Creatively restless, Holland has been involved with a number of other projects, including his own "mini big band," an octet comprising bass, drums, vibraphones and five horns: trumpet, trombone, alto saxophone, tenor saxophone and baritone saxophone. "Like Duke Ellington did, I wanted to pare down the big band," Holland says. "I wrote some music for it and we toured Europe as a part of a British Arts Council program and performed at Orchestra Hall in Chicago in 2005."
Underlying all of the successes in Holland's career is a joie de vivre in the music itself. "In my bands, I like being the bass player-in a supportive role as well as exploring melodic and rhythmic ideas-rather than the featured soloist," he says. "I'm more interested in being part of the celebration. After all, it's hard to party on your own. For me, the most joyous part of the music is when people's spirits and hearts come together."

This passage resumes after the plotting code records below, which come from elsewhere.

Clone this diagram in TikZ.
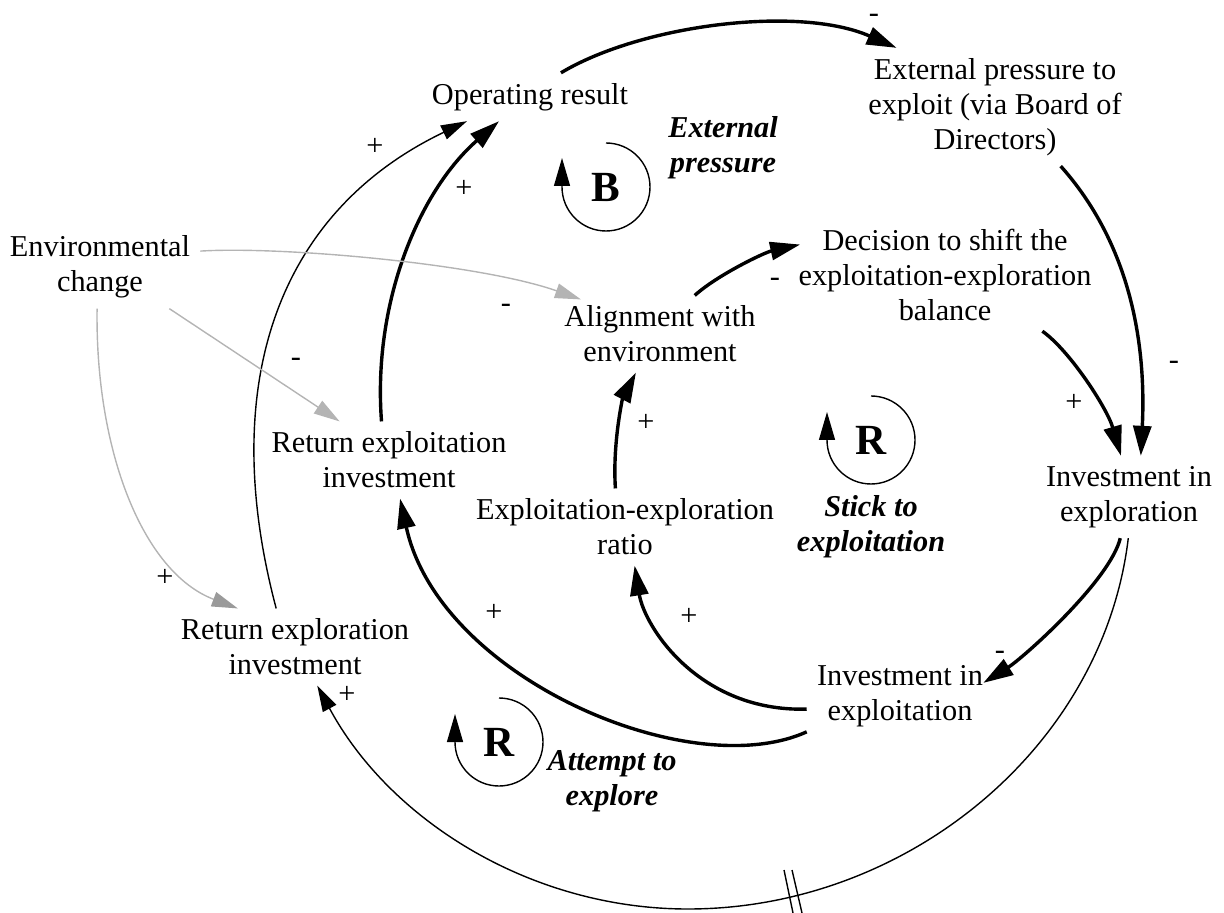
\documentclass[tikz,border=0pt]{standalone}
\usepackage{fontspec}
\setmainfont{Liberation Serif}
\usetikzlibrary{arrows.meta}

\definecolor{envgray}{HTML}{B4B4B4}
\definecolor{headgray}{HTML}{9A9A9A}
\newcommand{\cldsize}{\fontsize{15.15}{17.5}\selectfont}

\tikzstyle{varbox} = [
    align=center,
    inner sep=5pt
]
\tikzstyle{loopname} = [
    align=center,
    inner sep=0pt,
    font=\cldsize\bfseries\itshape
]
\tikzstyle{looptag} = [
    inner sep=0pt,
    font=\fontsize{21.5}{24}\selectfont\bfseries
]
\tikzstyle{polarity} = [inner sep=0pt]
\tikzstyle{mainlink} = [line width=1.7pt,-{Triangle[length=15pt,width=9pt]}]
\tikzstyle{sidelink} = [line width=0.7pt,-{Triangle[length=13pt,width=7.5pt]}]
\tikzstyle{envlink} = [sidelink, draw=envgray]
\tikzstyle{loopmark} = [line width=0.7pt,-{Triangle[length=14pt,width=8pt]}]

\begin{document}
\begin{tikzpicture}[x=0.5pt, y=-0.5pt, font=\cldsize]

\useasboundingbox (0,0) rectangle (1224,913);

% variables
\node (opres) [varbox] at (530,97) {Operating result};
\node (extp) [varbox] at (995,107)
{External pressure to\\exploit (via Board of\\Directors)};
\node (env) [varbox] at (100,267) {Environmental\\change};
\node (decis) [varbox] at (945,275)
{Decision to shift the\\exploitation-exploration\\balance};
\node (alignenv) [varbox] at (660,334) {Alignment with\\environment};
\node (retexploit) [varbox] at (389,460) {Return exploitation\\investment};
\node (ratio) [varbox] at (625,527) {Exploitation-exploration\\ratio};
\node (invexpl) [varbox] at (1129,497) {Investment in\\exploration};
\node (invexploit) [varbox] at (900,696) {Investment in\\exploitation};
\node (retexplor) [varbox] at (295,647) {Return exploration\\investment};

% loops
\node (bloop) [looptag] at (606,187) {B};
\node (rstick) [looptag] at (871,440) {R};
\node (rattempt) [looptag] at (499,742) {R};
\node (extlbl) [loopname] at (723,148) {External\\pressure};
\node (sticklbl) [loopname] at (871,527) {Stick to\\exploitation};
\node (attemptlbl) [loopname] at (612,781) {Attempt to\\explore};

\draw [loopmark] ([yshift=22pt]bloop.center)
    arc[start angle=90, end angle=-180, radius=22pt] -- ++(0pt,14.5pt);
\draw [loopmark] ([yshift=22pt]rstick.center)
    arc[start angle=90, end angle=-180, radius=22pt] -- ++(0pt,14pt);
\draw [loopmark] ([yshift=22pt]rattempt.center)
    arc[start angle=90, end angle=-180, radius=22pt] -- ++(0pt,14pt);

% links
\draw [mainlink] (opres.38) .. controls +(80,-48) and +(-98,-43) .. (extp.149);
\draw [mainlink] (extp.-42) .. controls +(75,84) and +(5,-100) .. (invexpl.74);
\draw [mainlink] (decis.-30) .. controls +(27,19) and +(-14,-48) .. (invexpl.101);
\draw [mainlink] (invexpl.-102) .. controls +(-10,42) and +(40,-25) .. ([xshift=-5pt]invexploit.8);
\draw [mainlink] (invexploit.201) .. controls +(-117,53) and +(39,179) .. (retexploit.-74);
\draw [mainlink] (invexploit.188) .. controls +(-107,3) and +(10,62) .. (ratio.-76);
\draw [mainlink] (ratio.104) .. controls +(-3,-46) and +(-13,25) .. (alignenv.238);
\draw [mainlink] (alignenv.48) .. controls +(22,-20) and +(-36,8) .. ([xshift=6pt]decis.169);
\draw [mainlink] (retexploit.101) .. controls +(-9,-119) and +(-80,70) .. (opres.218);
\draw [sidelink] (retexplor.116) .. controls +(-60,-226) and +(-188,90) .. (opres.201);
\draw [sidelink] (invexpl.-91) .. controls +(-25,209) and +(219,0) .. (688,909)
    .. controls +(-158,0) and +(72,134) .. (retexplor.-60);
\draw [line width=0.7pt] (784,870) -- (793,913) (792,870) -- (802,913);
\draw [envlink] (env.9) .. controls +(80,-5) and +(-102,-36) .. ([yshift=-2pt]alignenv.154);
\draw [envlink] (env.-31) -- (retexploit.142);
\draw [envlink,-{Triangle[length=13pt,width=7.5pt,color=headgray]}]
    (env.-94) .. controls +(-2,142) and +(-95,-36) .. (retexplor.146);

% polarities
\node (p1) [polarity] at (874,18) {-};
\node (p2) [polarity] at (1174,365) {-};
\node (p3) [polarity] at (1074,403) {+};
\node (p4) [polarity] at (1000,655) {-};
\node (p5) [polarity] at (347,695) {+};
\node (p6) [polarity] at (494,613) {+};
\node (p7) [polarity] at (689,617) {+};
\node (p8) [polarity] at (646,423) {+};
\node (p9) [polarity] at (775,282) {-};
\node (p10) [polarity] at (464,189) {+};
\node (p11) [polarity] at (375,147) {+};
\node (p12) [polarity] at (506,308) {-};
\node (p13) [polarity] at (296,362) {-};
\node (p14) [polarity] at (165,578) {+};

\end{tikzpicture}
\end{document}
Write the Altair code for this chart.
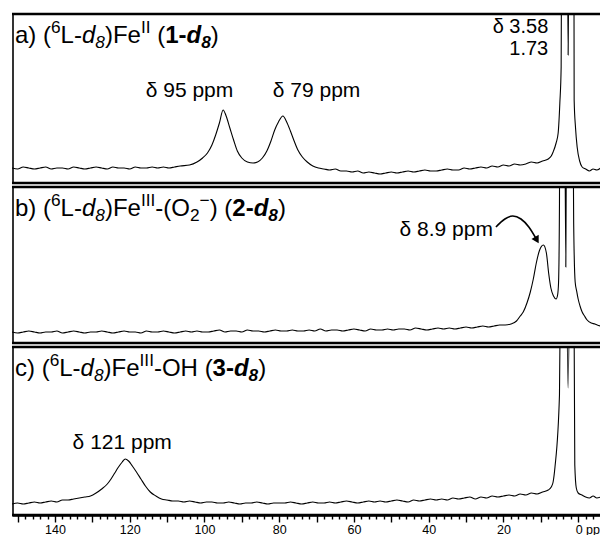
import altair as alt
import pandas as pd

# ---------------- data (ppm, relative intensity) ----------------
a_ppm = [151.5, 150, 148.5, 147, 145.5, 144, 142.5, 141, 139.5, 138, 136.5, 135, 133.5, 132, 130.5, 129,
         127.5, 126, 124.5, 123, 121.5, 120, 118.5, 117, 115.5, 114, 112.5, 111, 109.5, 108, 106.5,
         104, 102, 100.5, 99.2, 98, 97, 96, 95, 94.2, 93.2, 92.2, 91.2, 90, 88.5, 87, 85.8, 84.5, 83.3,
         82.2, 81.2, 80.2, 79, 78, 77, 76, 75, 73.8, 72.5, 71,
         69.5, 68, 66.5, 65, 63.5, 62, 60.5, 59, 57.5, 56, 54.5, 53, 51.5, 50, 48.5, 47, 45.5, 44, 42.5, 41,
         39.5, 38, 36.5, 35, 33.5, 32, 30.5, 29, 27.5, 26, 24.5, 23, 21.5, 20, 18.5, 17, 15.5, 14, 12.5, 11,
         9.5, 8,
         7.2, 6.7, 5.9, 5.35, 4.9, 4.55, 4.3, 3.58, 3.0, 2.68, 2.3, 1.73, 1.2, 1.07, 0.7, 0.27, -0.4, -1.07,
         -2, -3, -4, -5, -6]
a_int = [15, 14, 16, 15, 14, 15, 16, 14, 15, 15, 14, 16, 15, 14, 15, 16,
         15, 14, 16, 15, 15, 14, 16, 15, 15, 16, 15, 16, 15, 16, 17,
         18, 21, 25, 30, 38, 48, 60, 73, 67, 55, 43, 32, 25, 21, 20, 21, 25, 32,
         42, 53, 61, 67, 61, 52, 42, 33, 26, 21, 17,
         15, 14, 13, 14, 12, 12, 11, 12, 10, 11, 10, 9, 10, 11, 10, 11, 12, 11, 12, 13,
         12, 12, 13, 14, 13, 13, 15, 14, 15, 16, 15, 17, 16, 18, 17, 19, 18, 19, 21, 20,
         22, 24,
         27, 31, 40, 50, 80, 116, 400, 700, 350, 128, 350, 700, 400, 83, 55, 36, 22, 16,
         14, 12, 14, 13, 15]

b_ppm = [151.5 - 1.5 * k for k in range(90)] + [
    16.5, 15.5, 14.7, 13.7, 12.8, 12, 11.2, 10.4, 9.3, 8.5, 7.9, 7.3, 6.6, 5.9, 5.5, 5.25, 5.0, 4.8, 4.2,
    3.75, 3.3, 2.95, 2.3, 1.6, 1.2, 0.8, 0.4, 0, -0.5, -1.07, -1.7, -2.4, -3.5, -4.5, -5.1, -6]
b_int = [11, 10, 11, 12, 11, 10, 11, 11, 12, 10,
         11, 12, 11, 10, 11, 11, 12, 11, 10, 11,
         12, 11, 11, 10, 12, 11, 11, 12, 11, 10,
         11, 12, 11, 12, 11, 11, 12, 13, 11, 12,
         12, 11, 13, 12, 12, 11, 12, 13, 12, 12,
         13, 12, 12, 13, 12, 14, 12, 13, 13, 12,
         13, 14, 13, 12, 14, 13, 13, 14, 13, 14,
         14, 13, 15, 14, 13, 14, 15, 14, 15, 14,
         15, 16, 15, 16, 17, 16, 17, 18, 18, 19] + [
    22, 27, 31, 40, 51, 64, 80, 92, 98, 90, 70, 55, 47, 44, 48, 60, 140, 400, 700,
    400, 76, 400, 700, 400, 120, 61, 52, 44, 37, 31, 27, 23, 20, 19, 18, 17]

c_ppm = [151.5, 150, 148.5, 147, 145.5, 144, 142.5, 141, 139.5, 138, 136.5, 135, 133.5, 132, 130.5,
         129, 127.5, 126, 125, 124, 123, 122, 121.2, 120.3, 119.3, 118.2, 117, 115.8, 114.5, 113, 111.5] + \
        [110 - 1.5 * k for k in range(69)] + \
        [7.2, 6.7, 6.2, 5.0, 4.6, 3.8, 3.2, 2.7, 2.2, 1.73, 1.2, 0.9, 0.5, 0, -1, -2, -3, -4, -5, -6]
c_int = [11, 12, 11, 12, 13, 12, 13, 14, 13, 15, 15, 16, 17, 18, 19,
         22, 26, 31, 36, 42, 48, 53, 56, 54, 49, 43, 36, 29, 23, 19, 16] + \
        [15, 14, 14, 13, 14, 13, 12, 13, 13, 12,
         12, 13, 12, 11, 12, 12, 13, 12, 11, 12,
         12, 12, 13, 12, 11, 12, 13, 12, 12, 13,
         12, 13, 14, 13, 12, 13, 14, 13, 14, 13,
         14, 15, 14, 13, 15, 14, 15, 16, 15, 16,
         15, 17, 16, 17, 18, 16, 18, 17, 19, 18,
         19, 20, 19, 21, 20, 22, 21, 23, 25] + \
        [28, 33, 48, 120, 300, 700, 300, 127, 300, 700, 300, 50, 27, 22, 20, 18, 17, 19, 17, 18]

arrow_ppm = [22.0, 19.6, 17.5, 15.3, 13.2, 11.2]
arrow_int = [116, 124, 127, 124, 116, 104]

# ---------------- layout helpers ----------------
FONT = "Liberation Sans"
W = 588
HEIGHTS = [169, 156, 168]
X_DOMAIN = [151.5, 151.5 - W / 3.737]

REG = {' ': 278, '(': 333, ')': 333, '-': 333, 'I': 278, 'F': 611, 'O': 778, 'H': 722, 'L': 556,
       'c': 500, '\u2212': 584}
BOLD = {' ': 278, '(': 333, ')': 333, '-': 333, 'd': 611}


def tw(s, bold):
    t = BOLD if bold else REG
    return sum(t.get(ch, 556) for ch in s) / 1000.0


dummy = pd.DataFrame({"d": [0]})


def rich(segs, x0, y0, base):
    out = []
    x = x0
    for txt, fl in segs:
        bold = 'b' in fl
        ital = 'i' in fl
        if '^' in fl:
            size, dy = base * 0.72, -base * 0.40
        elif '_' in fl:
            size, dy = base * 0.72, base * 0.20
        else:
            size, dy = base, 0
        lead = len(txt) - len(txt.lstrip(' '))
        x += lead * 0.278 * size
        txt = txt.lstrip(' ')
        out.append(
            alt.Chart(dummy).mark_text(
                text=txt, align='left', baseline='alphabetic', font=FONT, fontSize=size,
                fontStyle='italic' if ital else 'normal', fontWeight='bold' if bold else 'normal',
                color='black'
            ).encode(x=alt.value(x), y=alt.value(y0 + dy))
        )
        x += tw(txt, bold) * size
    return out


title_a = [("a) (", ""), ("6", "^"), ("L-", ""), ("d", "i"), ("8", "i_"), (")Fe", ""), ("II", "^"),
           (" (", ""), ("1-", "b"), ("d", "bi"), ("8", "bi_"), (")", "")]
title_b = [("b) (", ""), ("6", "^"), ("L-", ""), ("d", "i"), ("8", "i_"), (")Fe", ""), ("III", "^"),
           ("-(O", ""), ("2", "_"), ("\u2212", "^"), (")", ""), (" (", ""), ("2-", "b"), ("d", "bi"),
           ("8", "bi_"), (")", "")]
title_c = [("c) (", ""), ("6", "^"), ("L-", ""), ("d", "i"), ("8", "i_"), (")Fe", ""), ("III", "^"),
           ("-OH", ""), (" (", ""), ("3-", "b"), ("d", "bi"), ("8", "bi_"), (")", "")]

xaxis = alt.Axis(
    values=list(range(-4, 152, 2)),
    labelExpr="datum.value % 20 === 0 ? (datum.value === 0 ? '0 ppm' : datum.label) : ''",
    tickSize={"condition": {"test": "datum.value % 10 === 0", "value": 7}, "value": 4},
    labelAlign={"condition": {"test": "datum.value === 0", "value": "left"}, "value": "center"},
    labelOffset={"condition": {"test": "datum.value === 0", "value": -3}, "value": 0},
    labelOverlap=False, labelBound=False, labelFlush=False,
    labelFont=FONT, labelFontSize=12.5, labelColor="black", labelPadding=1,
    domainColor="black", domainWidth=2.5, tickColor="black", tickWidth=1.4,
    grid=False, title=None,
)


def borders(h):
    return [
        alt.Chart(dummy).mark_rule(color="black", strokeWidth=2.4).encode(
            x=alt.value(0), x2=alt.value(W), y=alt.value(0)),
        alt.Chart(dummy).mark_rule(color="black", strokeWidth=2.4).encode(
            x=alt.value(0), x2=alt.value(W), y=alt.value(h)),
        alt.Chart(dummy).mark_rule(color="black", strokeWidth=1.6).encode(
            x=alt.value(1), y=alt.value(0), y2=alt.value(h)),
    ]


def panel(ppm, inten, h, texts, title_segs, show_axis, extra=None):
    xs = alt.Scale(domain=X_DOMAIN, nice=False, zero=False)
    ys = alt.Scale(domain=[0, h], nice=False, zero=False)
    xax = xaxis if show_axis else None
    df = pd.DataFrame({"ppm": ppm, "i": inten, "o": list(range(len(ppm)))})
    line = alt.Chart(df).mark_line(color="black", strokeWidth=1.1, clip=True,
                                   interpolate="monotone").encode(
        x=alt.X("ppm:Q", scale=xs, axis=xax),
        y=alt.Y("i:Q", scale=ys, axis=None),
        order="o:Q",
    )
    layers = [line]
    for (tx, ty, t, al, fs) in texts:
        layers.append(
            alt.Chart(pd.DataFrame({"x": [tx], "y": [ty], "t": [t]})).mark_text(
                align=al, baseline="alphabetic", font=FONT, fontSize=fs, color="black"
            ).encode(
                x=alt.X("x:Q", scale=xs, axis=xax),
                y=alt.Y("y:Q", scale=ys, axis=None),
                text="t:N",
            )
        )
    if extra is not None:
        for e in extra:
            layers.append(e(xs, ys, xax))
    layers += borders(h)
    layers += rich(title_segs, 3, 29, 24)
    return alt.layer(*layers).properties(width=W, height=h)


def arrow_line(xs, ys, xax):
    df = pd.DataFrame({"ppm": arrow_ppm, "i": arrow_int, "o": list(range(len(arrow_ppm)))})
    return alt.Chart(df).mark_line(color="black", strokeWidth=1.6, interpolate="monotone").encode(
        x=alt.X("ppm:Q", scale=xs, axis=xax), y=alt.Y("i:Q", scale=ys, axis=None), order="o:Q")


def arrow_head(xs, ys, xax):
    df = pd.DataFrame({"ppm": [arrow_ppm[-1]], "i": [arrow_int[-1]]})
    return alt.Chart(df).mark_point(shape="triangle", filled=True, color="black", size=70,
                                    angle=150, opacity=1).encode(
        x=alt.X("ppm:Q", scale=xs, axis=xax), y=alt.Y("i:Q", scale=ys, axis=None))


pa = panel(a_ppm, a_int, HEIGHTS[0],
           [(104, 86, "\u03b4 95 ppm", "center", 21), (70, 86, "\u03b4 79 ppm", "center", 21),
            (8.0, 150, "\u03b4 3.58", "right", 20), (8.0, 128, "1.73", "right", 20)],
           title_a, False)
pb = panel(b_ppm, b_int, HEIGHTS[1],
           [(22.8, 107, "\u03b4 8.9 ppm", "right", 21)],
           title_b, False, extra=[arrow_line, arrow_head])
pc = panel(c_ppm, c_int, HEIGHTS[2],
           [(122, 66, "\u03b4 121 ppm", "center", 21)],
           title_c, True)

chart = alt.vconcat(pa, pb, pc, spacing=0).properties(
    padding={"left": 2, "top": 4, "right": -10, "bottom": 0},
    background="white",
).configure_view(stroke="transparent", strokeWidth=0)

chart.save("out.html", embed_options={"renderer": "svg", "actions": False})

In October 2006 Holland turned 60. In reflecting on his consistency as a preeminent jazz bassist, he says he feels fortunate in being able to persevere for so long. "When you find yourself struggling against the challenges of the music industry and your rent's due, those are the difficult times when you are tested," he says. "Each musician has to make their own decision about how they want their music to serve. When you make the commitment to stay true to your musical voice instead of giving into the temptations of some fantastic offer, that is when your music gets stronger. That's something I see as a positive result of this commitment: renewed energy. In the end, people do recognize that commitment."